Ed Roski and that City of Industry Stadium was so last year. They got their environmental impact reports done and settled most of the lawsuits by the NIMBY folks out in Walnut, Diamond Bar and other environs heretofore unexplored. But since their plan is incumbent on owning an NFL team, this plan has fallen by the wayside.
Now the United Empire of Anschutz are putting their hat in the ring. This plan calls for a privately funded billion-dollar retractable-roof stadium to replace the West Hall of the Los Angeles Convention Center right next to STAPLES Center in order not only to lure the NFL back to Los Angeles, but to also bring conventions, trade shows, the Final Four, college football games and the 2022 World Cup Final.

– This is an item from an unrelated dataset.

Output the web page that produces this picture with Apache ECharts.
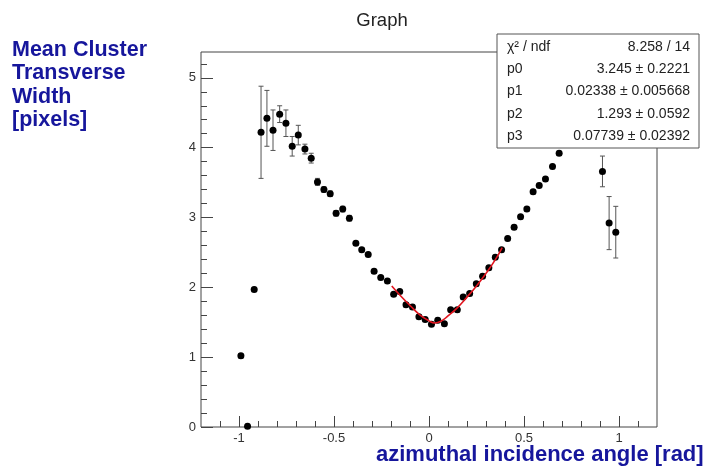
<!DOCTYPE html>
<html>
<head>
<meta charset="utf-8">
<script src="https://cdn.jsdelivr.net/npm/echarts@6/dist/echarts.min.js"></script>
<style>
  html, body { margin: 0; padding: 0; background: #fff; }
  #chart { width: 707px; height: 473px; }
</style>
</head>
<body>
<div id="chart"></div>
<script>
// measured points (angle in rad, width in pixels)
const angles = [-0.99, -0.955, -0.92, -0.884, -0.853, -0.821, -0.786, -0.753, -0.72, -0.688,
  -0.653, -0.62, -0.587, -0.553, -0.52, -0.489, -0.454, -0.419, -0.385, -0.354,
  -0.32, -0.289, -0.254, -0.219, -0.186, -0.154, -0.121, -0.087, -0.053, -0.02,
  0.013, 0.046, 0.081, 0.114, 0.149, 0.18, 0.214, 0.249, 0.282, 0.315,
  0.349, 0.382, 0.414, 0.448, 0.482, 0.515, 0.548, 0.58, 0.613, 0.65,
  0.685, 0.913, 0.948, 0.983];
const widths = [1.02, 0.01, 1.97, 4.22, 4.42, 4.25, 4.48, 4.35, 4.02, 4.18,
  3.98, 3.85, 3.51, 3.40, 3.34, 3.06, 3.12, 2.99, 2.63, 2.54,
  2.47, 2.23, 2.14, 2.09, 1.90, 1.94, 1.75, 1.72, 1.58, 1.54,
  1.47, 1.53, 1.48, 1.68, 1.68, 1.86, 1.91, 2.05, 2.16, 2.28,
  2.43, 2.54, 2.70, 2.86, 3.01, 3.12, 3.37, 3.46, 3.55, 3.73,
  3.92, 3.66, 2.92, 2.79];
const errors = [0.03, 0.03, 0.03, 0.66, 0.40, 0.29, 0.12, 0.19, 0.14, 0.14,
  0.07, 0.07, 0.05, 0.04, 0.04, 0.04, 0.04, 0.04, 0.03, 0.03,
  0.03, 0.03, 0.03, 0.03, 0.03, 0.03, 0.03, 0.03, 0.03, 0.03,
  0.03, 0.03, 0.03, 0.03, 0.03, 0.03, 0.03, 0.03, 0.03, 0.03,
  0.03, 0.03, 0.03, 0.03, 0.03, 0.03, 0.03, 0.03, 0.03, 0.03,
  0.03, 0.22, 0.38, 0.37];

// fit curve
const fitX = [-0.196, -0.15, -0.1, -0.05, 0.0, 0.03, 0.06, 0.1, 0.15, 0.2, 0.25, 0.3, 0.35, 0.385];
const fitY = [2.02, 1.88, 1.74, 1.61, 1.52, 1.49, 1.51, 1.59, 1.71, 1.86, 2.02, 2.20, 2.40, 2.57];

// ticks
const xMajor = [-1, -0.5, 0, 0.5, 1];
const xMinor = [-1.1, -0.9, -0.8, -0.7, -0.6, -0.4, -0.3, -0.2, -0.1, 0.1, 0.2, 0.3, 0.4, 0.6, 0.7, 0.8, 0.9, 1.1];
const yMajor = [0, 1, 2, 3, 4, 5];
const yMinor = [0.2, 0.4, 0.6, 0.8, 1.2, 1.4, 1.6, 1.8, 2.2, 2.4, 2.6, 2.8, 3.2, 3.4, 3.6, 3.8, 4.2, 4.4, 4.6, 4.8, 5.2];

// fit stats
const statNames = ["χ² / ndf", "p0", "p1", "p2", "p3"];
const statValues = ["8.258 / 14", "3.245 ± 0.2221", "0.02338 ± 0.005668", "1.293 ± 0.0592", "0.07739 ± 0.02392"];

const chart = echarts.init(document.getElementById("chart"));

const tickFont = { fontFamily: "Liberation Sans, Arial, sans-serif", fontSize: 13, color: "#333" };
const blue = "#16169c";

const points = angles.map((a, i) => [a, widths[i]]);
const bars = angles.map((a, i) => [a, widths[i], errors[i]]);
const fit = fitX.map((x, i) => [x, fitY[i]]);

const statGraphics = [];
statNames.forEach((n, i) => {
  statGraphics.push({
    type: "text", z: 101, left: 507, top: 40 + i * 22.3,
    style: { text: n, font: "14px Liberation Sans, Arial", fill: "#222" }
  });
  statGraphics.push({
    type: "text", z: 101, x: 690, y: 40 + i * 22.3,
    style: { text: statValues[i], font: "14px Liberation Sans, Arial", fill: "#222", textAlign: "right" }
  });
});

chart.setOption({
  animation: false,
  grid: {
    left: 201, right: 50, top: 52, bottom: 46,
    show: true, borderColor: "#444", borderWidth: 1, backgroundColor: "transparent"
  },
  xAxis: [
    {
      type: "value", min: -1.2, max: 1.2, position: "bottom",
      axisLine: { show: false, onZero: false },
      splitLine: { show: false },
      axisTick: { show: true, inside: true, length: 11, customValues: xMajor, lineStyle: { color: "#444" } },
      axisLabel: { customValues: xMajor, margin: 5, ...tickFont }
    },
    {
      type: "value", min: -1.2, max: 1.2, position: "bottom",
      axisLine: { show: false, onZero: false },
      splitLine: { show: false },
      axisLabel: { show: false },
      axisTick: { show: true, inside: true, length: 6, customValues: xMinor, lineStyle: { color: "#444" } }
    }
  ],
  yAxis: [
    {
      type: "value", min: 0, max: 5.37, position: "left",
      axisLine: { show: false, onZero: false },
      splitLine: { show: false },
      axisTick: { show: true, inside: true, length: 12, customValues: yMajor, lineStyle: { color: "#444" } },
      axisLabel: { customValues: yMajor, margin: 5, ...tickFont }
    },
    {
      type: "value", min: 0, max: 5.37, position: "left",
      axisLine: { show: false, onZero: false },
      splitLine: { show: false },
      axisLabel: { show: false },
      axisTick: { show: true, inside: true, length: 6, customValues: yMinor, lineStyle: { color: "#444" } }
    }
  ],
  series: [
    {
      type: "custom",
      data: bars,
      z: 2,
      renderItem: function (params, api) {
        const x = api.value(0), y = api.value(1), e = api.value(2);
        const hi = api.coord([x, y + e]);
        const lo = api.coord([x, y - e]);
        const st = { stroke: "#555", lineWidth: 1 };
        return {
          type: "group",
          children: [
            { type: "line", shape: { x1: hi[0], y1: hi[1], x2: lo[0], y2: lo[1] }, style: st },
            { type: "line", shape: { x1: hi[0] - 2.5, y1: hi[1], x2: hi[0] + 2.5, y2: hi[1] }, style: st },
            { type: "line", shape: { x1: lo[0] - 2.5, y1: lo[1], x2: lo[0] + 2.5, y2: lo[1] }, style: st }
          ]
        };
      }
    },
    {
      type: "scatter",
      data: points,
      symbol: "circle",
      symbolSize: 7,
      clip: false,
      itemStyle: { color: "#000", opacity: 1 },
      z: 3
    },
    {
      type: "line",
      data: fit,
      smooth: true,
      showSymbol: false,
      lineStyle: { color: "#e0141e", width: 1.6 },
      z: 4
    }
  ],
  graphic: [
    {
      type: "text", x: 382, y: 11,
      style: { text: "Graph", font: "18.5px Liberation Sans, Arial", fill: "#222", textAlign: "center" }
    },
    {
      type: "text", left: 12, top: 38,
      style: {
        text: "Mean Cluster\nTransverse\nWidth\n[pixels]",
        font: "bold 21.5px Liberation Sans, Arial", fill: blue, lineHeight: 23.5
      }
    },
    {
      type: "text", left: 376, top: 444,
      style: { text: "azimuthal incidence angle [rad]", font: "bold 22px Liberation Sans, Arial", fill: blue }
    },
    {
      type: "rect", z: 100,
      shape: { x: 497, y: 34, width: 202, height: 114 },
      style: { fill: "#fff", stroke: "#555", lineWidth: 1 }
    },
    ...statGraphics
  ]
});
</script>
</body>
</html>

Anschultz Entertainment Group CEO Tim Leiweke spoke to Steve Mason and John Ireland on their radio show on AM 710 KSPN on Friday and said, “Before we built the [Marriott] we were the 26th convention market in the United States. That hotel allowed us to jump to 15. This new event center would allow us to be top five in the country. We’d double the number of conventions we’d be getting.”
He continued, “If we get ours done five new hotels get built in Los Angeles, and we fill up all the existing hotels with all the big conventions. So the economic impact of that billion means, and this isn’t spin, there will be 20-25,000 jobs every year created because of the new hotels, the new West Hall, the new conventions.”
The stadium would have a maximum capacity of 78,000 for Super Bowls, Final Fours and soccer matches and collapse down to 64,000 for regular NFL use.
For all of the supposed negativity T.J. Simers is accused of hurling, he is really high on this idea going so far as picturing the Chargers and the Rams making their home in this “event center.”
Great. For the past 16 years, we’ve had promises of the NFL returning before something came up. The Seattle Seahawks were en route to Los Angeles before a last minute injunction prevented the move. The team was eventually sold to Paul Allen who got a new stadium and kept the team in the Emerald City. Then Los Angeles was promised an expansion franchise by the NFL, but thanks to the bumbling politicians in city hall who essential stuck their thumbs up their assholes that team eventually became the Houston Texans. Landfills in Carson, renovating the Coliseum and the Rose Bowl. Come and gone.
I’ll believe any of these promises when I get a press release in my inbox that says, “[Insert team name] are moving to Los Angeles.” Until then I’m more than content watching black-out-less NFL game every Sunday and rooting for my Chicago Bears from afar.